You seem to be asking if you could have a sub-network on our corporate network that uses corporate assets but is segregated from the corporate network, presumably using a firewall or router and on a separate subnet. Assuming that is the case, and assuming your IT department allows it and will work with you to ensure you can do this, my answers to your follow up questions are:

Telnet to a static IP address that is on your local subnet is no problem. Telnet to a device that is on the corporate network shouldn’t be an issue either, as long as you have your default gateway set to your router or firewall (which will presumably be on a routable subnet on your corporate network, and have a valid IP address). Going from your corporate network to your new network would entail either setting up a port forward or having your router participate in an active routing protocol (say, RIP or EIGRP, OSPF or whatever it is your corporate network is using). If you are wanting to go from outside your corporate network (say, on the internet on travel or from home) to your new network then that’s do-able as well, though it will take your IT guys to re-direct traffic to make it happen (it wouldn’t be all that hard, but if it were me I’d tell you no unless it was a requirement and unless we’d set up this new network for you).

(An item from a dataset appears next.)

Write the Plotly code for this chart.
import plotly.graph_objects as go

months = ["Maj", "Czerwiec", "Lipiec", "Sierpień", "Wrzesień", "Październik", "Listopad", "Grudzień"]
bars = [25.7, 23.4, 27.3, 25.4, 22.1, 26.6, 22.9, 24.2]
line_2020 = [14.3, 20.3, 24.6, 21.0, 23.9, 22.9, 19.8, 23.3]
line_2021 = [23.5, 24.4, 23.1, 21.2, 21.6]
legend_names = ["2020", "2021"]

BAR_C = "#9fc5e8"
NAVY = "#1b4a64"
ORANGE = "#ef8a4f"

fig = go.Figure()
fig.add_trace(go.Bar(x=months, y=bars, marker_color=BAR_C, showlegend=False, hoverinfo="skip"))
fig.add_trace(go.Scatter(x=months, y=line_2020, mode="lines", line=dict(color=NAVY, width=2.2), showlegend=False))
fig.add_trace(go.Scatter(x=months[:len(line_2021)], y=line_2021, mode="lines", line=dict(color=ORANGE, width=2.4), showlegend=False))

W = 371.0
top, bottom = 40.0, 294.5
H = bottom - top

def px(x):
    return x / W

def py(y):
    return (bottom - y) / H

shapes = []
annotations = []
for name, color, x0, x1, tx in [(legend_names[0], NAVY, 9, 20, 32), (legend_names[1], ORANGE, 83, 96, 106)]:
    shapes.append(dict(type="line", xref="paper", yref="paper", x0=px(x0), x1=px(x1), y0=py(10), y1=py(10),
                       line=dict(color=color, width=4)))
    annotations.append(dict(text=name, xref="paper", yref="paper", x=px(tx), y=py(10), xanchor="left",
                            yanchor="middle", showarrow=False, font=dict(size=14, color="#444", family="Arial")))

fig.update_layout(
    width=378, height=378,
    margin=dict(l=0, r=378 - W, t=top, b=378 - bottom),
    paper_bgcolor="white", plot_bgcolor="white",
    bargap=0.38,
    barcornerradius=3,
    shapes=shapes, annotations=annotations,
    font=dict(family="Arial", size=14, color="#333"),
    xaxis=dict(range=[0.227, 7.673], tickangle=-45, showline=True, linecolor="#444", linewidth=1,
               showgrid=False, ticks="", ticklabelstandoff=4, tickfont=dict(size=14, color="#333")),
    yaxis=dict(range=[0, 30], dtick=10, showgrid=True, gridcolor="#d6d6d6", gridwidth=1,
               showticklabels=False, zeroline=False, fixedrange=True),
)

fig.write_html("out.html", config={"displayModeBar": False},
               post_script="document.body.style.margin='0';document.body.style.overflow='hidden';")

The other two seem to be the same answer, assuming I’m getting what you are asking here.

Well…if you are putting in a router or firewall, simply have it serve up a new DHCP address on the new subnet. As long as the router has an outside address on your corporate network and you have your default gateway set up correctly (and with some other caveats about your corporations IT security), you won’t have to switch IP addresses back and forth…and your email and such will work fine. What you are really doing is an old style routed network here, simply using a router/NAT device to further segregate your network. We do this using VLANs on our network.

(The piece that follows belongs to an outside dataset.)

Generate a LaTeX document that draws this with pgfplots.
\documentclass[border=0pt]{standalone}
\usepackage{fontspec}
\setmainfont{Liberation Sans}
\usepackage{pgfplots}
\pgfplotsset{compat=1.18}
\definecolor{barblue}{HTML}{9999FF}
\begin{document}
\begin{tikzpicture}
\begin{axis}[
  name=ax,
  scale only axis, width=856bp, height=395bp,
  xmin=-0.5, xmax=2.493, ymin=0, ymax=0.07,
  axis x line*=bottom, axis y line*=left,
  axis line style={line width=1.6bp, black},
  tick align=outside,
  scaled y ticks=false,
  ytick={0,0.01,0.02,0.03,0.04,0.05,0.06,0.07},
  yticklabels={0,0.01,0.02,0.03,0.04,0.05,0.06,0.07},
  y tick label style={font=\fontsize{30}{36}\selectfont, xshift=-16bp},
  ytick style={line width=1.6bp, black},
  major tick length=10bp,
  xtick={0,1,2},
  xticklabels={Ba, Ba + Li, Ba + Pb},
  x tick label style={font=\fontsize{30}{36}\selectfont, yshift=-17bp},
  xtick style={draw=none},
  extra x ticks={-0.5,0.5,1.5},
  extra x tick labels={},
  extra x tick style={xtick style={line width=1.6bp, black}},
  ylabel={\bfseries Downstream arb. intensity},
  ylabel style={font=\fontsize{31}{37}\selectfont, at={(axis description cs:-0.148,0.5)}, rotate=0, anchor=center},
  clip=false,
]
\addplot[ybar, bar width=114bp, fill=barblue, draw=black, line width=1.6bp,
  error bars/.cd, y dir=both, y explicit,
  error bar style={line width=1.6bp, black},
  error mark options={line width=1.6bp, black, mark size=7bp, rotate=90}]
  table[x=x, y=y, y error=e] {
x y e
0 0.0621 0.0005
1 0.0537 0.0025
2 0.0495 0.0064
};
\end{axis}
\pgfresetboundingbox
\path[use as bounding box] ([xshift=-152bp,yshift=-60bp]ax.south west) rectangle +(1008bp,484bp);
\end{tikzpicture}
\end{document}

Yikes. If you have any say, fire them for the ‘ping IP addresses until one comes back with no reply and just use that’ thingy. :eek:

For the other, I can see why they would want to review what you are wanting to do. Putting a router or other network device on an existing network can be touchy, especially if you screw up (there are a number of ways to screw up that can affect the corporate network). Still, it’s not all THAT hard to do this. Heck, if your network is at all modern, they could probably do this for you at the switch level using VLANs and you wouldn’t even need to stand up a separate router appliance.

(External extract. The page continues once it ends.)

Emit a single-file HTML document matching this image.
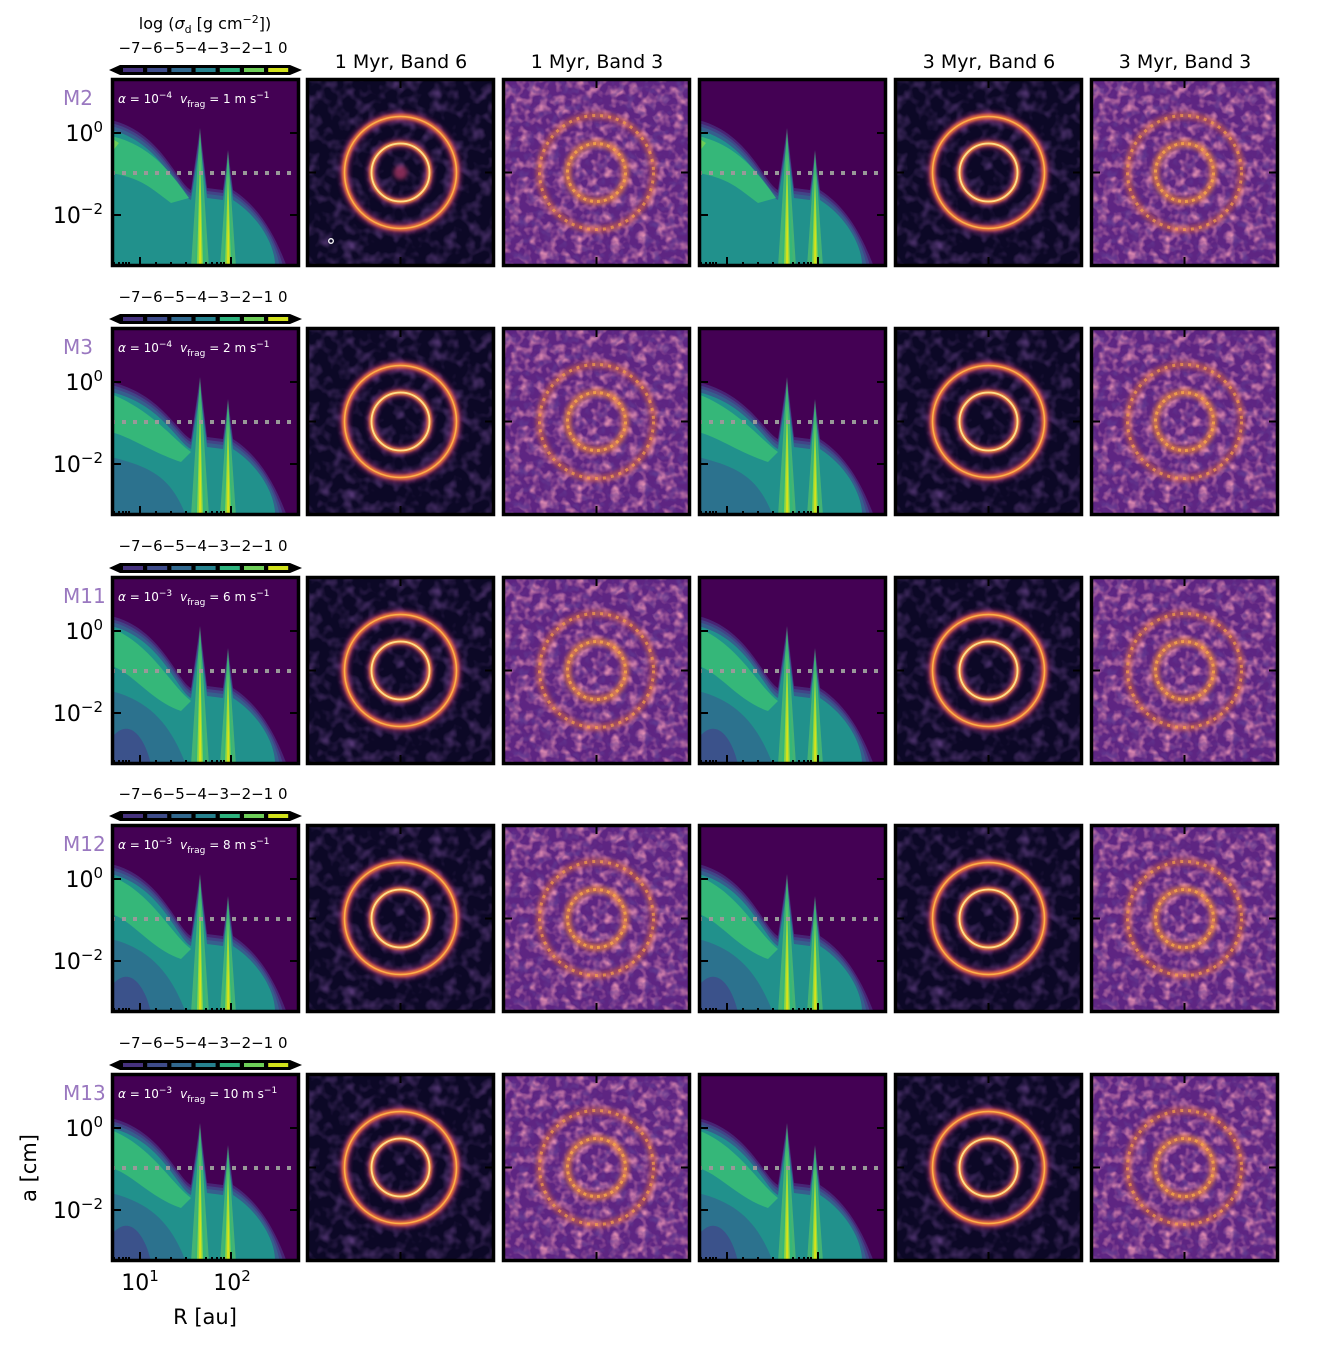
<!DOCTYPE html>
<html><head><meta charset="utf-8"><style>
html,body{margin:0;padding:0;background:#fff;}
svg{display:block;font-family:"DejaVu Sans","Liberation Sans",sans-serif;}
</style></head><body>
<svg id="s" width="1336" height="1352" viewBox="0 0 1336 1352" xmlns="http://www.w3.org/2000/svg">
<defs>
<filter id="n3" x="0" y="0" width="100%" height="100%">
<feTurbulence type="fractalNoise" baseFrequency="0.11" numOctaves="2" seed="3" result="t"/>
<feColorMatrix in="t" type="matrix" values="0 0 0 0 0.78  0 0 0 0 0.28  0 0 0 0 0.45  2.4 0 0 0 -1.05"/>
</filter>
<filter id="d3" x="0" y="0" width="100%" height="100%">
<feTurbulence type="fractalNoise" baseFrequency="0.12" numOctaves="2" seed="11" result="t"/>
<feColorMatrix in="t" type="matrix" values="0 0 0 0 0.12  0 0 0 0 0.04  0 0 0 0 0.28  2.6 0 0 0 -1.3"/>
</filter>
<filter id="n6" x="0" y="0" width="100%" height="100%">
<feTurbulence type="fractalNoise" baseFrequency="0.08" numOctaves="2" seed="7" result="t"/>
<feColorMatrix in="t" type="matrix" values="0 0 0 0 0.25  0 0 0 0 0.1  0 0 0 0 0.42  1.3 0 0 0 -0.6"/>
</filter>
<filter id="bl" x="-20%" y="-20%" width="140%" height="140%"><feGaussianBlur stdDeviation="2.2"/></filter>
<filter id="bl2" x="-20%" y="-20%" width="140%" height="140%"><feGaussianBlur stdDeviation="1.2"/></filter>
</defs>
<g id="g"></g>
</svg>
<script>
var g=document.getElementById('g'),h='';
var cols=[111,306,502,698,894,1090],W=189,H=189;
var rows=[78,327,576,824,1073];
var labels=['M2','M3','M11','M12','M13'];
var al=['−4','−4','−3','−3','−3'],vf=['1','2','6','8','10'];
var y0s=[42,55,40,40,45];
function contour(x,y,r){
 var s='<g transform="translate('+x+','+y+')"><rect width="'+W+'" height="'+H+'" fill="#440154"/>';
 var y0=y0s[r];
 var fills=['#482475','#414487','#355f8d','#21918c'];
 var off=[0,3,6,10];
 for(var i=0;i<4;i++){
  var o=off[i];
  s+='<path fill="'+fills[i]+'" d="M0,'+(y0+o)+' C50,'+(y0+12+o)+' 66,'+(105+o)+' 80,'+(112+o)+' L89,'+(50+o*1.5)+' L96,'+(110+o)+' L112,'+(112+o)+' L117,'+(72+o*1.5)+' L122,'+(112+o)+' C150,'+(130+o)+' 165,'+(160+o)+' '+(176-o*1.2)+','+H+' L0,'+H+' Z"/>';
 }
 if(r==0){s+='<path fill="#35b779" d="M0,'+(y0+16)+' C40,'+(y0+25)+' 60,95 78,120 L60,125 C40,110 30,100 0,95Z"/><path fill="#6ece58" d="M0,60 L8,65 L0,75Z"/>';}
 else{s+='<path fill="#35b779" d="M0,'+(y0+12)+' C40,'+(y0+28)+' 60,110 80,125 L70,135 C40,125 20,'+(y0+55)+' 0,'+(y0+50)+'Z"/><path fill="#2c728e" d="M0,'+(y0+75)+' C40,'+(y0+85)+' 60,150 75,189 L0,189Z"/>';
  if(r>=2)s+='<path fill="#3b528b" d="M2,160 C20,140 35,165 40,189 L0,189Z"/>';}
 s+='<path fill="#5ec962" opacity="0.6" d="M80,189 L89,50 L98,189Z"/><path fill="#35b779" d="M84,189 L89,55 L95,189Z"/><path fill="#8fd744" d="M86,189 L89,75 L92,189Z"/><path fill="#d8e219" d="M88,189 L89,90 L90.5,189Z"/>';
 s+='<path fill="#5ec962" opacity="0.6" d="M109,189 L117,72 L125,189Z"/><path fill="#35b779" d="M112,189 L117,75 L122,189Z"/><path fill="#8fd744" d="M114,189 L117,92 L120,189Z"/><path fill="#d8e219" d="M116,189 L117,110 L118.5,189Z"/>';
 s+='<line x1="0" y1="95" x2="'+W+'" y2="95" stroke="#999" stroke-width="4" stroke-dasharray="4,7"/>';
 s+='<g stroke="#000" stroke-width="2"><line x1="0" y1="55" x2="10" y2="55"/><line x1="0" y1="137" x2="10" y2="137"/><line x1="'+W+'" y1="55" x2="'+(W-10)+'" y2="55"/><line x1="'+W+'" y1="137" x2="'+(W-10)+'" y2="137"/>';
 var mx=[3,8,12,15,18,45,60,75,95,101,106,110,113];
 for(var k=0;k<mx.length;k++){s+='<line x1="'+mx[k]+'" y1="'+H+'" x2="'+mx[k]+'" y2="'+(H-5)+'"/>';}
 s+='<line x1="29" y1="'+H+'" x2="29" y2="'+(H-10)+'"/><line x1="120" y1="'+H+'" x2="120" y2="'+(H-10)+'"/></g>';
 s+='<rect x="1.5" y="1.5" width="'+(W-3)+'" height="'+(H-3)+'" fill="none" stroke="#000" stroke-width="3.5"/></g>';
 return s;
}
function img(x,y,b3,r){
 var cx=W/2,cy=H/2;
 var s='<g transform="translate('+x+','+y+')">';
 if(b3){
  s+='<rect width="'+W+'" height="'+H+'" fill="#5e2582"/><rect width="'+W+'" height="'+H+'" filter="url(#n3)"/><rect width="'+W+'" height="'+H+'" filter="url(#d3)"/>';
  s+='<circle cx="'+cx+'" cy="'+cy+'" r="57" fill="none" stroke="#e8703a" stroke-width="7" opacity="0.55" filter="url(#bl)"/>';
  s+='<circle cx="'+cx+'" cy="'+cy+'" r="29" fill="none" stroke="#f58a3a" stroke-width="7" opacity="0.75" filter="url(#bl)"/>';
  s+='<circle cx="'+cx+'" cy="'+cy+'" r="57" fill="none" stroke="#f6a04a" stroke-width="3" stroke-dasharray="3,5" opacity="0.7"/>';
  s+='<circle cx="'+cx+'" cy="'+cy+'" r="29" fill="none" stroke="#f8a94a" stroke-width="3" stroke-dasharray="3,4" opacity="0.8"/>';
 }else{
  s+='<rect width="'+W+'" height="'+H+'" fill="#0c0826"/><rect width="'+W+'" height="'+H+'" filter="url(#n6)"/>';
  s+='<circle cx="'+cx+'" cy="'+cy+'" r="56" fill="none" stroke="#b5367a" stroke-width="10" opacity="0.6" filter="url(#bl)"/>';
  s+='<circle cx="'+cx+'" cy="'+cy+'" r="56" fill="none" stroke="#f0743a" stroke-width="5" filter="url(#bl2)"/>';
  s+='<circle cx="'+cx+'" cy="'+cy+'" r="56" fill="none" stroke="#fbb04a" stroke-width="1.5"/>';
  s+='<circle cx="'+cx+'" cy="'+cy+'" r="29" fill="none" stroke="#b5367a" stroke-width="9" opacity="0.6" filter="url(#bl)"/>';
  s+='<circle cx="'+cx+'" cy="'+cy+'" r="29" fill="none" stroke="#f8883a" stroke-width="4.5" filter="url(#bl2)"/>';
  s+='<circle cx="'+cx+'" cy="'+cy+'" r="29" fill="none" stroke="#fde08a" stroke-width="1.8"/>';
  if(r==0&&x==306){s+='<circle cx="'+cx+'" cy="'+cy+'" r="7" fill="#b83a6a" opacity="0.7" filter="url(#bl)"/><circle cx="25" cy="163" r="2.3" fill="none" stroke="#fff" stroke-width="1.3"/>';}
 }
 s+='<g stroke="#000" stroke-width="2"><line x1="0" y1="'+cy+'" x2="10" y2="'+cy+'"/><line x1="'+W+'" y1="'+cy+'" x2="'+(W-10)+'" y2="'+cy+'"/><line x1="'+cx+'" y1="0" x2="'+cx+'" y2="10"/><line x1="'+cx+'" y1="'+H+'" x2="'+cx+'" y2="'+(H-10)+'"/></g>';
 s+='<rect x="1.5" y="1.5" width="'+(W-3)+'" height="'+(H-3)+'" fill="none" stroke="#000" stroke-width="3.5"/></g>';
 return s;
}
var cb=['#46327e','#3e4c8a','#31688e','#26828e','#2db27d','#6ece58','#d2e21b'];
for(var r=0;r<5;r++){
 var y=rows[r];
 h+=contour(cols[0],y,r);h+=contour(cols[3],y,r);
 h+=img(cols[1],y,0,r);h+=img(cols[2],y,1,r);h+=img(cols[4],y,0,r);h+=img(cols[5],y,1,r);
 var cy=y-8;
 h+='<path d="M109,'+cy+' L120,'+(cy-5)+' L290,'+(cy-5)+' L302,'+cy+' L290,'+(cy+5)+' L120,'+(cy+5)+'Z" fill="#000"/>';
 for(var k=0;k<7;k++)h+='<rect x="'+(123+k*24.2)+'" y="'+(cy-2)+'" width="20" height="4" fill="'+cb[k]+'"/>';
 h+='<text x="203" y="'+(y-25)+'" font-size="15" text-anchor="middle">−7−6−5−4−3−2−1 0</text>';
 h+='<text x="63" y="'+(y+27)+'" font-size="20" fill="#9a78c0">'+labels[r]+'</text>';
 h+='<text x="118" y="'+(y+25)+'" font-size="12" fill="#fff"><tspan font-style="italic">α</tspan> = 10<tspan dy="-5" font-size="9">'+al[r]+'</tspan><tspan dy="5" dx="8" font-style="italic">v</tspan><tspan dy="4" font-size="9">frag</tspan><tspan dy="-4"> = '+vf[r]+' m s</tspan><tspan dy="-5" font-size="9">−1</tspan></text>';
 h+='<text x="103" y="'+(y+63)+'" font-size="22" text-anchor="end">10<tspan dy="-9" font-size="15">0</tspan></text>';
 h+='<text x="103" y="'+(y+145)+'" font-size="22" text-anchor="end">10<tspan dy="-9" font-size="15">−2</tspan></text>';
}
h+='<text x="205" y="29" font-size="16" text-anchor="middle">log  (<tspan font-style="italic">σ</tspan><tspan dy="4" font-size="11">d</tspan><tspan dy="-4"> [g cm</tspan><tspan dy="-6" font-size="11">−2</tspan><tspan dy="6">])</tspan></text>';
var tt=[['1 Myr, Band 6',401],['1 Myr, Band 3',597],['3 Myr, Band 6',989],['3 Myr, Band 3',1185]];
for(var i=0;i<4;i++)h+='<text x="'+tt[i][1]+'" y="68" font-size="19" text-anchor="middle">'+tt[i][0]+'</text>';
h+='<text x="140" y="1290" font-size="22" text-anchor="middle">10<tspan dy="-9" font-size="15">1</tspan></text>';
h+='<text x="232" y="1290" font-size="22" text-anchor="middle">10<tspan dy="-9" font-size="15">2</tspan></text>';
h+='<text x="205" y="1324" font-size="21" text-anchor="middle">R [au]</text>';
h+='<text transform="translate(36,1168) rotate(-90)" font-size="21" text-anchor="middle">a [cm]</text>';
g.innerHTML=h;
</script>
</body></html>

Let me go over what I assume you are trying to do…if this bears no resemblance to what you are asking, just ignore it all and go with the other posters (I haven’t read the other responses in the thread yet):

You want to set up an appliance (a router or firewall) that will tie into your corporate network via an inbound port, and then set up a switch or something inside your new network for your PC, other workstations and other IP devices. Correct? And you want your PCs, workstations and other devices to be able to get out and reach other corporate assets and your corporate internet access? Correct? All of that is pretty easy, to be honest. It would be a matter of getting a valid static IP address (you could even grab a corporate DHCP address) on the external or ‘WAN’ port, and then setting up the router or firewall to give out DHCP addresses to a new subnet on the internal or ‘LAN’ side. You would also need to ask your IT guys what the corporate gateway for the subnet you are attaching this thing to on the ‘WAN’ side is (unless you go the DHCP route on the external link). That’s it for basic connectivity.

Now, if you want to set it up so that folks on the corporate network (or like I said, going from outside your corporate network to inside your new network) can access your internal resources, that will be a bit more complicated. Still do-able, though, and not all that hard (I could set it up in maybe 5 minutes, if it were our network).

-XT

In that case I say you’re right about this. IT doesn’t seem very cooperative (while punting their job on to you) and with your needs it seems a pain to get them involved because of every simple instrument you might need to use to do your job.

You can set up a wired router, receiving it’s address on the WAN like your PC currently does (DHCP or static) and doing NAT to your internal network on a different subnet. You can configure your network as you please. From the point of view of the corporate network everything will be same. They won’t even be able to detect that anything is different. You’ll be doing double NAT to access the Internet (assuming you are assigned a private IP) which while not very elegant should work fine for email and web surfing.

What you want to do is probably better achieved by adding a second network interface to your PC. Then run the private network off that. Just don’t set up any routing at all between the networks. Nor even set up DHCP. You would need to get your IT guys involved enough that the private network uses one of the private non-routing network addresses (making sure that you don’t conflict with any already in use) and have them feel happy that all is well. Once you have this set up you have a personal network fifedom.

Any IT department that says “just keep pinging until you don’t get a reply” seriously worries me.

However, having personal networks hanging about is still a bit of a ticking bomb. It only takes a trivial mistake, or moments inattention, to cause a network outage. Plugging a device into the wrong network port might be enough to cause a cascading failure across the entire company network. It doesn’t need to be you that does it.

Unless, of course, they have corporate software to access your PC remotely.

Although an important caveat is that this will break Windows file sharing with the corporate network (using SMB/CIFS) which is typically a critical service in corporate environments. If you have administrator privileges using a second network adapter might be a better solution like Francis Vaughan suggested.

I’m not a windows guru, but I think this would only affect peer to peer file sharing (all that WINS stuff)…and maybe not even that. What the OP seems to be doing is no different than having your windows domain servers on VLAN 1 and your workstations on VLANS 2-8. We do that all the time without any notice-able problems. In fact, just use a boot-p forwarder statement and you can have the domain serve up your DHCP and DNS info to your workstations, and all the shares and such are completely accessible…no problem.

Of course, there is a real possibility that I’m simply not following you and what you are getting at here.

-XT

I’m not a windows guru either but to be precise it’s auto discovery of network shares and printers that needs to be on the same subnet to work. That might not be as critical as simple availability come to think of it.